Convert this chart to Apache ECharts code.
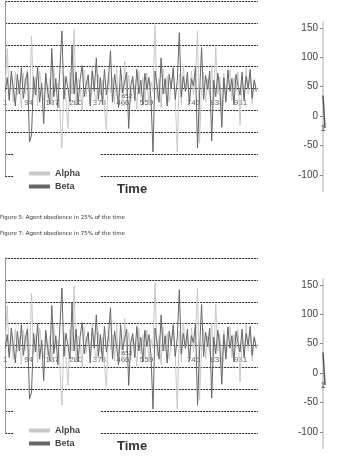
<!DOCTYPE html>
<html>
<head>
<meta charset="utf-8">
<script src="https://cdn.jsdelivr.net/npm/echarts@6/dist/echarts.min.js"></script>
<style>
html, body { margin: 0; padding: 0; background: #fff; }
#chart { width: 345px; height: 467px; }
</style>
</head>
<body>
<div id="chart"></div>
<script>
// values, one point every 8 time steps
var alpha = [45, 113, 20, 62, 15, 70, 28, 55, 5, 68,
	30, 75, 12, 136, 25, 60, 8, 72, 40, 18,
	66, 22, 58, 10, 78, 35, 50, 2, -76, 64,
	20, -33, 70, 30, 149, 12, 58, 45, 0, 74,
	25, 62, 15, 80, 38, 10, 66, 28, 55, 5,
	-36, 70, 32, 60, 12, 78, 20, 48, 8, 90,
	30, 64, 15, 55, 40, 2, 72, 25, 60, 18,
	68, 10, 52, 35, 155, 20, 58, 5, 75, 30,
	62, 15, 48, 70, 22, -76, 66, 10, 82, 35,
	55, 8, 72, 28, 60, 145, -60, 40, 70, 15,
	58, 25, 80, 12, 115, 30, 62, 0, 68, 20,
	50, 75, 18, 60, 35, 70, -27, 55, 22, 78,
	30, 65, 12, 58, 40];
var beta = [35, 60, 18, 72, 40, 8, 66, 30, 78, 22,
	55, 70, -58, -45, 62, 28, 80, 15, 50, -24,
	68, 35, 12, 113, 25, 58, 5, 74, 145, 20,
	62, 40, 15, 118, 30, 70, 10, 56, 82, 25,
	48, 65, 8, 72, 35, 96, 20, 60, 12, 75,
	28, 58, 109, 15, 66, 40, 5, 78, 32, 52,
	70, -33, 45, 62, 18, 75, 30, 55, 10, 68,
	38, 60, 22, -76, 72, 45, 15, 96, 30, 58,
	8, 66, 40, 78, 20, 55, 142, 25, 62, 35,
	70, 12, 58, 45, 80, -69, 30, 115, 20, 64,
	38, 72, -56, 55, 25, 68, 40, -31, 60, 15,
	74, 35, 58, 10, 66, 45, 28, 70, 18, 62,
	40, 75, 22, 55, 35];
var timeStep = 8;
var timeTicks = [1, 94, 187, 280, 373, 466, 559, 652, 745, 838, 931];
var sideTicks = [-100, -50, 0, 50, 100, 150];
var sideCats = ['1', '2', '3'];
var sideVals = [35, 8, -20];
var captions = ['Figure 5: Agent obedience in 25% of the time',
	'Figure 7: Agent obedience in 75% of the time'];

var font = 'Liberation Sans';
var chart = echarts.init(document.getElementById('chart'));

function pairs(vals) {
	return vals.map(function(v, i) { return [1 + i * timeStep, v]; });
}

var option = {
	animation: false,
	color: ['#c8c8c8', '#666666'],
	textStyle: { fontFamily: font },
	grid: [],
	xAxis: [],
	yAxis: [],
	series: [],
	legend: [],
	title: [],
	graphic: []
};

[0, 257].forEach(function(dy, k) {
	var g = k * 2;
	option.grid.push({ left: 3, top: 1 + dy, width: 255, height: 175 });
	option.grid.push({ left: 323, top: 22 + dy, width: 2, height: 169.5 });

	// time axis sits on the zero line of the main chart
	option.xAxis.push({
		type: 'value', gridIndex: g, min: 1, max: 1000, offset: -66,
		axisLine: { show: false, onZero: false },
		axisTick: { show: false },
		splitLine: { show: false },
		axisLabel: {
			inside: true, margin: 3, fontSize: 8, color: '#666',
			customValues: timeTicks,
			formatter: function(v) { return v === 652 ? '' : v; }
		}
	});
	option.yAxis.push({
		type: 'value', gridIndex: g, min: -120, max: 200, interval: 40,
		axisLine: { show: true, lineStyle: { color: '#999' } },
		axisTick: { show: false },
		axisLabel: { show: false },
		splitLine: { show: true, lineStyle: { color: '#222', type: [2, 1], width: 1 } }
	});
	option.xAxis.push({
		type: 'category', gridIndex: g + 1, data: sideCats, boundaryGap: false,
		offset: -75.5,
		axisLine: { show: false, onZero: false },
		axisTick: { show: false },
		axisLabel: { fontSize: 9, color: '#555', margin: 8,
			interval: function(i) { return i === 0; } }
	});
	option.yAxis.push({
		type: 'value', gridIndex: g + 1, min: -128, max: 160,
		axisLine: { show: true, lineStyle: { color: '#c8c8c8', width: 1.5 } },
		axisTick: { show: true, length: 3, customValues: sideTicks, lineStyle: { color: '#888' } },
		axisLabel: { fontSize: 10, color: '#444', margin: 5, customValues: sideTicks },
		splitLine: { show: false }
	});

	option.series.push({
		name: 'Alpha', type: 'line', xAxisIndex: g, yAxisIndex: g,
		data: pairs(alpha), showSymbol: false, lineStyle: { width: 1 }
	});
	option.series.push({
		name: 'Beta', type: 'line', xAxisIndex: g, yAxisIndex: g,
		data: pairs(beta), showSymbol: false, lineStyle: { width: 1 }
	});
	option.series.push({
		name: 'side', type: 'line', xAxisIndex: g + 1, yAxisIndex: g + 1,
		data: sideVals, showSymbol: false, color: '#555', lineStyle: { width: 1.5 }
	});

	option.legend.push({
		data: ['Alpha', 'Beta'], orient: 'vertical', left: 14, top: 148 + dy,
		backgroundColor: '#fff', padding: [21, 20, 5, 15],
		itemWidth: 21, itemHeight: 4, itemGap: 4, icon: 'rect',
		textStyle: { fontSize: 9, fontWeight: 'bold', color: '#444' }
	});
	option.title.push({
		text: 'Time', left: 117, top: 183 + dy, padding: 0,
		textStyle: { fontSize: 13, fontWeight: 'bold', color: '#333' }
	});
	option.graphic.push({
		type: 'text', left: 122, top: 93 + dy, z: 10,
		style: { text: '652', fontSize: 6, fill: '#555', fontFamily: font }
	});
});

captions.forEach(function(c, i) {
	option.title.push({
		text: c, left: 0, top: 215 + i * 16, padding: 0,
		textStyle: { fontSize: 5.5, fontWeight: 'normal', color: '#333', fontFamily: 'DejaVu Sans' }
	});
});

chart.setOption(option);
</script>
</body>
</html>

__TASK BRIEF__.
Write out the whole listing again, exactly, with no pictures.

__RESPONSE__.
Convert this chart to Apache ECharts code.
<!DOCTYPE html>
<html>
<head>
<meta charset="utf-8">
<script src="https://cdn.jsdelivr.net/npm/echarts@6/dist/echarts.min.js"></script>
<style>
html, body { margin: 0; padding: 0; background: #fff; }
#chart { width: 345px; height: 467px; }
</style>
</head>
<body>
<div id="chart"></div>
<script>
// values, one point every 8 time steps
var alpha = [45, 113, 20, 62, 15, 70, 28, 55, 5, 68,
	30, 75, 12, 136, 25, 60, 8, 72, 40, 18,
	66, 22, 58, 10, 78, 35, 50, 2, -76, 64,
	20, -33, 70, 30, 149, 12, 58, 45, 0, 74,
	25, 62, 15, 80, 38, 10, 66, 28, 55, 5,
	-36, 70, 32, 60, 12, 78, 20, 48, 8, 90,
	30, 64, 15, 55, 40, 2, 72, 25, 60, 18,
	68, 10, 52, 35, 155, 20, 58, 5, 75, 30,
	62, 15, 48, 70, 22, -76, 66, 10, 82, 35,
	55, 8, 72, 28, 60, 145, -60, 40, 70, 15,
	58, 25, 80, 12, 115, 30, 62, 0, 68, 20,
	50, 75, 18, 60, 35, 70, -27, 55, 22, 78,
	30, 65, 12, 58, 40];
var beta = [35, 60, 18, 72, 40, 8, 66, 30, 78, 22,
	55, 70, -58, -45, 62, 28, 80, 15, 50, -24,
	68, 35, 12, 113, 25, 58, 5, 74, 145, 20,
	62, 40, 15, 118, 30, 70, 10, 56, 82, 25,
	48, 65, 8, 72, 35, 96, 20, 60, 12, 75,
	28, 58, 109, 15, 66, 40, 5, 78, 32, 52,
	70, -33, 45, 62, 18, 75, 30, 55, 10, 68,
	38, 60, 22, -76, 72, 45, 15, 96, 30, 58,
	8, 66, 40, 78, 20, 55, 142, 25, 62, 35,
	70, 12, 58, 45, 80, -69, 30, 115, 20, 64,
	38, 72, -56, 55, 25, 68, 40, -31, 60, 15,
	74, 35, 58, 10, 66, 45, 28, 70, 18, 62,
	40, 75, 22, 55, 35];
var timeStep = 8;
var timeTicks = [1, 94, 187, 280, 373, 466, 559, 652, 745, 838, 931];
var sideTicks = [-100, -50, 0, 50, 100, 150];
var sideCats = ['1', '2', '3'];
var sideVals = [35, 8, -20];
var captions = ['Figure 5: Agent obedience in 25% of the time',
	'Figure 7: Agent obedience in 75% of the time'];

var font = 'Liberation Sans';
var chart = echarts.init(document.getElementById('chart'));

function pairs(vals) {
	return vals.map(function(v, i) { return [1 + i * timeStep, v]; });
}

var option = {
	animation: false,
	color: ['#c8c8c8', '#666666'],
	textStyle: { fontFamily: font },
	grid: [],
	xAxis: [],
	yAxis: [],
	series: [],
	legend: [],
	title: [],
	graphic: []
};

[0, 257].forEach(function(dy, k) {
	var g = k * 2;
	option.grid.push({ left: 3, top: 1 + dy, width: 255, height: 175 });
	option.grid.push({ left: 323, top: 22 + dy, width: 2, height: 169.5 });

	// time axis sits on the zero line of the main chart
	option.xAxis.push({
		type: 'value', gridIndex: g, min: 1, max: 1000, offset: -66,
		axisLine: { show: false, onZero: false },
		axisTick: { show: false },
		splitLine: { show: false },
		axisLabel: {
			inside: true, margin: 3, fontSize: 8, color: '#666',
			customValues: timeTicks,
			formatter: function(v) { return v === 652 ? '' : v; }
		}
	});
	option.yAxis.push({
		type: 'value', gridIndex: g, min: -120, max: 200, interval: 40,
		axisLine: { show: true, lineStyle: { color: '#999' } },
		axisTick: { show: false },
		axisLabel: { show: false },
		splitLine: { show: true, lineStyle: { color: '#222', type: [2, 1], width: 1 } }
	});
	option.xAxis.push({
		type: 'category', gridIndex: g + 1, data: sideCats, boundaryGap: false,
		offset: -75.5,
		axisLine: { show: false, onZero: false },
		axisTick: { show: false },
		axisLabel: { fontSize: 9, color: '#555', margin: 8,
			interval: function(i) { return i === 0; } }
	});
	option.yAxis.push({
		type: 'value', gridIndex: g + 1, min: -128, max: 160,
		axisLine: { show: true, lineStyle: { color: '#c8c8c8', width: 1.5 } },
		axisTick: { show: true, length: 3, customValues: sideTicks, lineStyle: { color: '#888' } },
		axisLabel: { fontSize: 10, color: '#444', margin: 5, customValues: sideTicks },
		splitLine: { show: false }
	});

	option.series.push({
		name: 'Alpha', type: 'line', xAxisIndex: g, yAxisIndex: g,
		data: pairs(alpha), showSymbol: false, lineStyle: { width: 1 }
	});
	option.series.push({
		name: 'Beta', type: 'line', xAxisIndex: g, yAxisIndex: g,
		data: pairs(beta), showSymbol: false, lineStyle: { width: 1 }
	});
	option.series.push({
		name: 'side', type: 'line', xAxisIndex: g + 1, yAxisIndex: g + 1,
		data: sideVals, showSymbol: false, color: '#555', lineStyle: { width: 1.5 }
	});

	option.legend.push({
		data: ['Alpha', 'Beta'], orient: 'vertical', left: 14, top: 148 + dy,
		backgroundColor: '#fff', padding: [21, 20, 5, 15],
		itemWidth: 21, itemHeight: 4, itemGap: 4, icon: 'rect',
		textStyle: { fontSize: 9, fontWeight: 'bold', color: '#444' }
	});
	option.title.push({
		text: 'Time', left: 117, top: 183 + dy, padding: 0,
		textStyle: { fontSize: 13, fontWeight: 'bold', color: '#333' }
	});
	option.graphic.push({
		type: 'text', left: 122, top: 93 + dy, z: 10,
		style: { text: '652', fontSize: 6, fill: '#555', fontFamily: font }
	});
});

captions.forEach(function(c, i) {
	option.title.push({
		text: c, left: 0, top: 215 + i * 16, padding: 0,
		textStyle: { fontSize: 5.5, fontWeight: 'normal', color: '#333', fontFamily: 'DejaVu Sans' }
	});
});

chart.setOption(option);
</script>
</body>
</html>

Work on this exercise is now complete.